(Records with drawing code)
-=-=-=-=-

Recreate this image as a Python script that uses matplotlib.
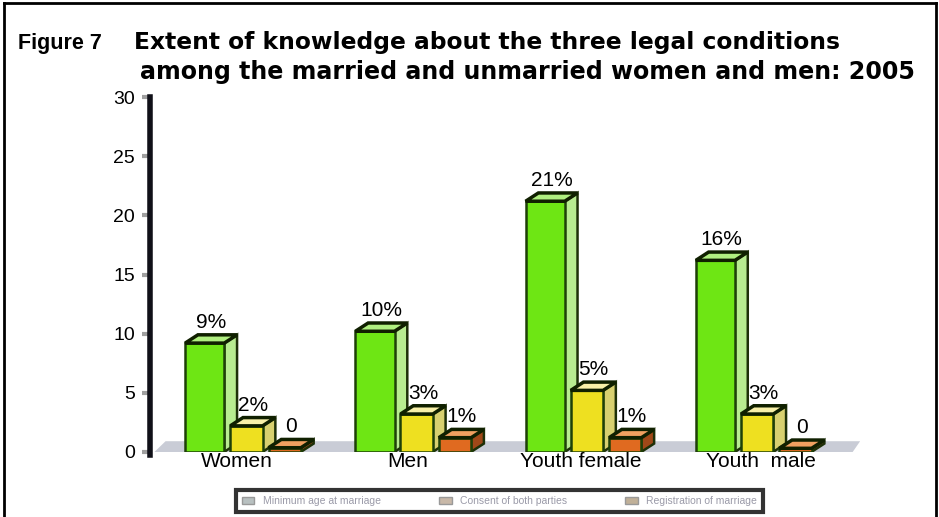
import matplotlib.pyplot as plt
from matplotlib.patches import Polygon, Rectangle
from matplotlib.lines import Line2D

# data
groups = ["Women", "Men", "Youth female", "Youth  male"]
cond_a = [9.2, 10.2, 21.2, 16.2]
cond_b = [2.2, 3.2, 5.2, 3.2]
cond_c = [0.35, 1.2, 1.2, 0.3]
labels_a = ["9%", "10%", "21%", "16%"]
labels_b = ["2%", "3%", "5%", "3%"]
labels_c = ["0", "1%", "1%", "0"]
legend_names = ["Minimum age at marriage", "Consent of both parties", "Registration of marriage"]

plt.rcParams['font.family'] = ['Liberation Sans', 'DejaVu Sans']

fig = plt.figure(figsize=(9.39, 5.17), dpi=100)
ax = fig.add_axes([0.16, 0.126, 0.756, 0.686])

# (values, labels, offset, width, front, top, side)
series = [
    (cond_a, labels_a, -0.17, 0.23, "#6ee614", "#b0f080", "#b8ec90"),
    (cond_b, labels_b, 0.075, 0.19, "#eee020", "#f8f0a8", "#d8d070"),
    (cond_c, labels_c, 0.30, 0.19, "#e06a20", "#f0a060", "#a04818"),
]
dx, dy = 0.075, 0.7

# floor
ax.add_patch(Polygon([(-0.49, -0.35), (3.62, -0.35), (3.68, 0.9), (-0.40, 0.9)],
                     closed=True, facecolor="#c9ccd6", edgecolor="none", zorder=1))
ax.plot([-0.49, 3.62], [-0.35, -0.35], color="#202030", lw=2, ls=(0, (6, 3)), zorder=2)

for vals, labs, off, w, face, top, side in series:
    for i, v in enumerate(vals):
        x0 = i + off - w / 2
        ax.add_patch(Polygon([(x0 + w, 0), (x0 + w + dx, dy), (x0 + w + dx, v + dy), (x0 + w, v)],
                             closed=True, facecolor=side, edgecolor="#1e3008", lw=1.8, zorder=3))
        ax.add_patch(Rectangle((x0, 0), w, v, facecolor=face, edgecolor="#1e4008", lw=1.8, zorder=3))
        ax.add_patch(Polygon([(x0, v), (x0 + dx, v + dy), (x0 + w + dx, v + dy), (x0 + w, v)],
                             closed=True, facecolor=top, edgecolor="#102000", lw=2.5, zorder=4))
        ax.text(i + off + dx / 2, v + dy + 0.25, labs[i], ha="center", va="bottom", fontsize=15, zorder=5)

ax.set_xlim(-0.49, 3.68)
ax.set_ylim(0, 30)
ax.set_xticks([0.02, 1.02, 2.04, 3.1])
ax.set_xticklabels(groups, fontsize=15)
ax.set_yticks(range(0, 31, 5))
ax.tick_params(axis="y", labelsize=14, length=6, width=3, color="#a0a0a0", pad=5)
ax.tick_params(axis="x", length=0, pad=0)
for s in ["top", "right", "bottom"]:
    ax.spines[s].set_visible(False)
ax.spines["left"].set_linewidth(4)
ax.spines["left"].set_color("#101018")
ax.spines["left"].set_bounds(-0.3, 30)
ax.patch.set_alpha(0)

# title
fig.text(0.019, 0.905, "Figure 7", fontsize=15.5, fontweight="bold")
fig.text(0.143, 0.905, "Extent of knowledge about the three legal conditions",
         fontsize=16.8, fontweight="bold", family="DejaVu Sans")
fig.text(0.149, 0.848, "among the married and unmarried women and men: 2005",
         fontsize=17.1, fontweight="bold", family="DejaVu Sans")

# legend box
handles = [Rectangle((0, 0), 1, 1, facecolor=c, edgecolor="#999999") for c in ["#b8c0c0", "#c8b8a8", "#c0b098"]]
leg = fig.legend(handles, legend_names, loc="center", bbox_to_anchor=(0.532, 0.031), ncol=3,
                 fontsize=7.5, frameon=True, handlelength=1.2, columnspacing=5.6, borderpad=0.55)
for t in leg.get_texts():
    t.set_color("#9a9aa8")
leg.get_frame().set_edgecolor("black")
leg.get_frame().set_linewidth(3)
leg.get_frame().set_boxstyle("square", pad=0)

# page border
for xs, ys in [([0.004, 0.004], [0, 0.995]), ([0.004, 0.997], [0.995, 0.995]), ([0.997, 0.997], [0, 0.995])]:
    fig.add_artist(Line2D(xs, ys, color="black", lw=2, transform=fig.transFigure))

fig.savefig("out.png", dpi=100)
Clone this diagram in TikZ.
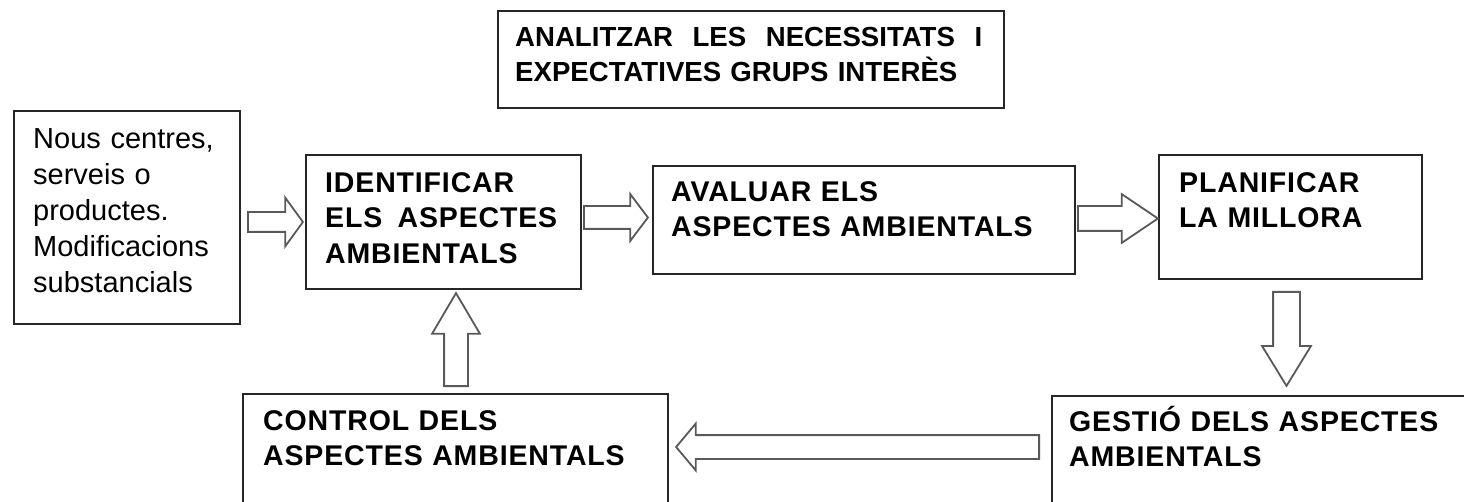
\documentclass[tikz,border=0pt]{standalone}
\usepackage{fontspec}
\setmainfont{Liberation Sans}
\usetikzlibrary{shapes.arrows}

\tikzset{
  box/.style={draw=black!85, line width=2pt, anchor=north west, inner sep=0pt},
  boxtext/.style={anchor=north west, inner sep=0pt, align=left,
    font=\fontsize{28.5}{35.5}\selectfont\bfseries\addfontfeature{LetterSpace=3}},
  plaintext/.style={anchor=north west, inner sep=0pt, align=left,
    font=\fontsize{29}{36}\selectfont},
  blockarr/.style={single arrow, draw=black!65, line width=1.8pt, fill=white,
    inner xsep=0pt, minimum width=0pt, minimum height=#1, anchor=tail},
}

\begin{document}
\begin{tikzpicture}[x=1pt, y=-1pt]
    \useasboundingbox (0,0) rectangle (1464,502);

    % boxes
    \node[box, minimum width=506pt, minimum height=97pt] (analitzar) at (497,10) {};
    \node[box, minimum width=226pt, minimum height=213pt] (nous) at (13,110) {};
    \node[box, minimum width=275pt, minimum height=134pt] (ident) at (305,154) {};
    \node[box, minimum width=422pt, minimum height=108pt] (avaluar) at (652,165) {};
    \node[box, minimum width=263pt, minimum height=124pt] (planif) at (1158,154) {};
    \node[box, minimum width=425pt, minimum height=170pt] (control) at (242,393) {};
    \node[box, minimum width=449pt, minimum height=170pt] (gestio) at (1051,395) {};

    % texts
    \node[boxtext, text width=467pt, font=\fontsize{27.6}{35}\selectfont\bfseries] (analitzarT)
        at ([shift={(18,17)}]analitzar.north west)
        {ANALITZAR\hfill LES\hfill NECESSITATS\hfill I\\EXPECTATIVES GRUPS INTERÈS};
    \node[plaintext, text width=200pt] (nousT) at ([shift={(20,18)}]nous.north west)
        {Nous centres,\\serveis o\\productes.\\Modificacions\\substancials};
    \node[boxtext, text width=232pt] (identT) at ([shift={(20,18)}]ident.north west)
        {IDENTIFICAR\\ELS\hfill ASPECTES\\AMBIENTALS};
    \node[boxtext, text width=400pt] (avaluarT) at ([shift={(19,16)}]avaluar.north west)
        {AVALUAR ELS\\ASPECTES AMBIENTALS};
    \node[boxtext, text width=230pt] (planifT) at ([shift={(21,18)}]planif.north west)
        {PLANIFICAR\\LA MILLORA};
    \node[boxtext, text width=400pt] (controlT) at ([shift={(21,17)}]control.north west)
        {CONTROL DELS\\ASPECTES AMBIENTALS};
    \node[boxtext, text width=390pt] (gestioT) at ([shift={(18,11)}]gestio.north west)
        {GESTIÓ DELS ASPECTES\\AMBIENTALS};

    % block arrows
    \node[blockarr=55pt, inner ysep=9pt, single arrow head extend=14.5pt,
          single arrow tip angle=108] (a1) at (247,222) {};
    \node[blockarr=64pt, inner ysep=10.5pt, single arrow head extend=12pt,
          single arrow tip angle=106] (a2) at (583,217.5) {};
    \node[blockarr=80pt, inner ysep=11.5pt, single arrow head extend=12pt,
          single arrow tip angle=68] (a3) at (1077,218.5) {};
    \node[blockarr=94pt, inner xsep=12.5pt, inner ysep=0pt, single arrow head extend=11pt,
          single arrow tip angle=63, shape border rotate=270] (a4) at (1286.5,291) {};
    \node[blockarr=363pt, inner ysep=11pt, single arrow head extend=11.5pt,
          single arrow tip angle=100, shape border rotate=180] (a5) at (1040,447) {};
    \node[blockarr=93pt, inner xsep=11pt, inner ysep=0pt, single arrow head extend=12pt,
          single arrow tip angle=61, shape border rotate=90] (a6) at (456,387) {};
\end{tikzpicture}
\end{document}
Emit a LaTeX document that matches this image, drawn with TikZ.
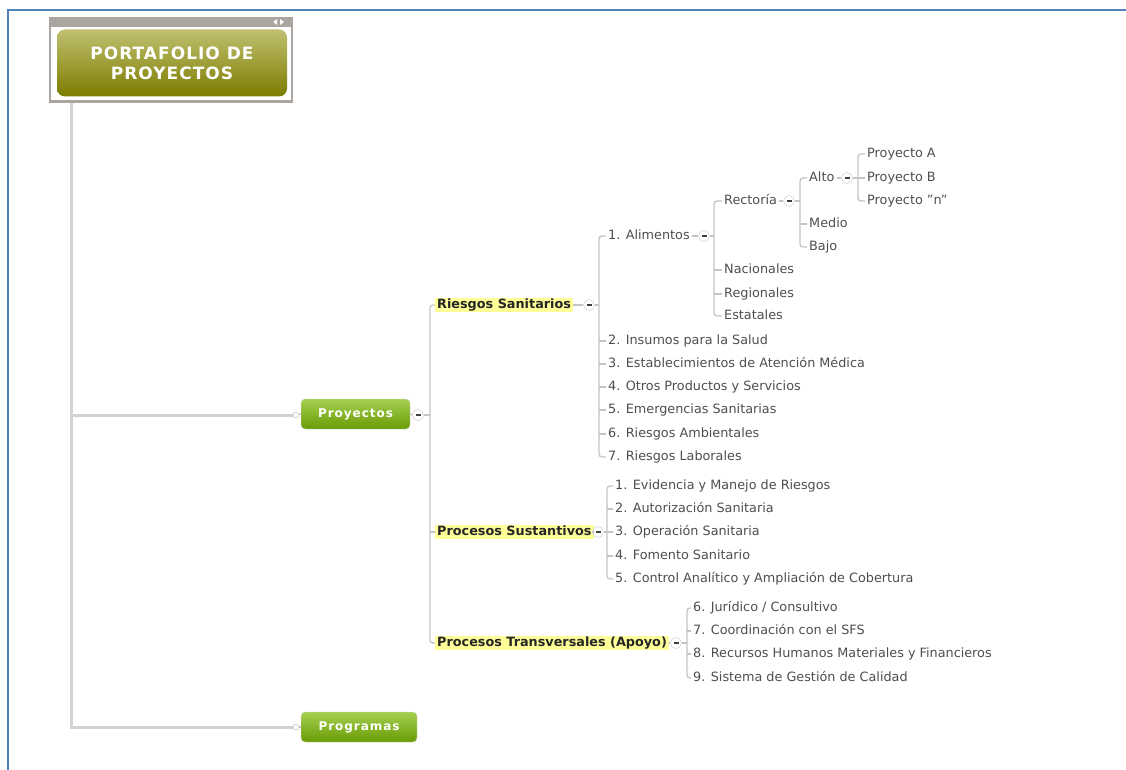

-=-=-=-=-

◆ **THE REQUEST**: Begin at the top of the records above and retype each line exactly until the line containing "from matplotlib.lines import Line2D", which is included. Skip all pictures.

◆ **COMPLETE ANSWER**:
Recreate this image as a Python script that uses matplotlib.
import matplotlib.pyplot as plt
from matplotlib.patches import Polygon, Rectangle
from matplotlib.lines import Line2D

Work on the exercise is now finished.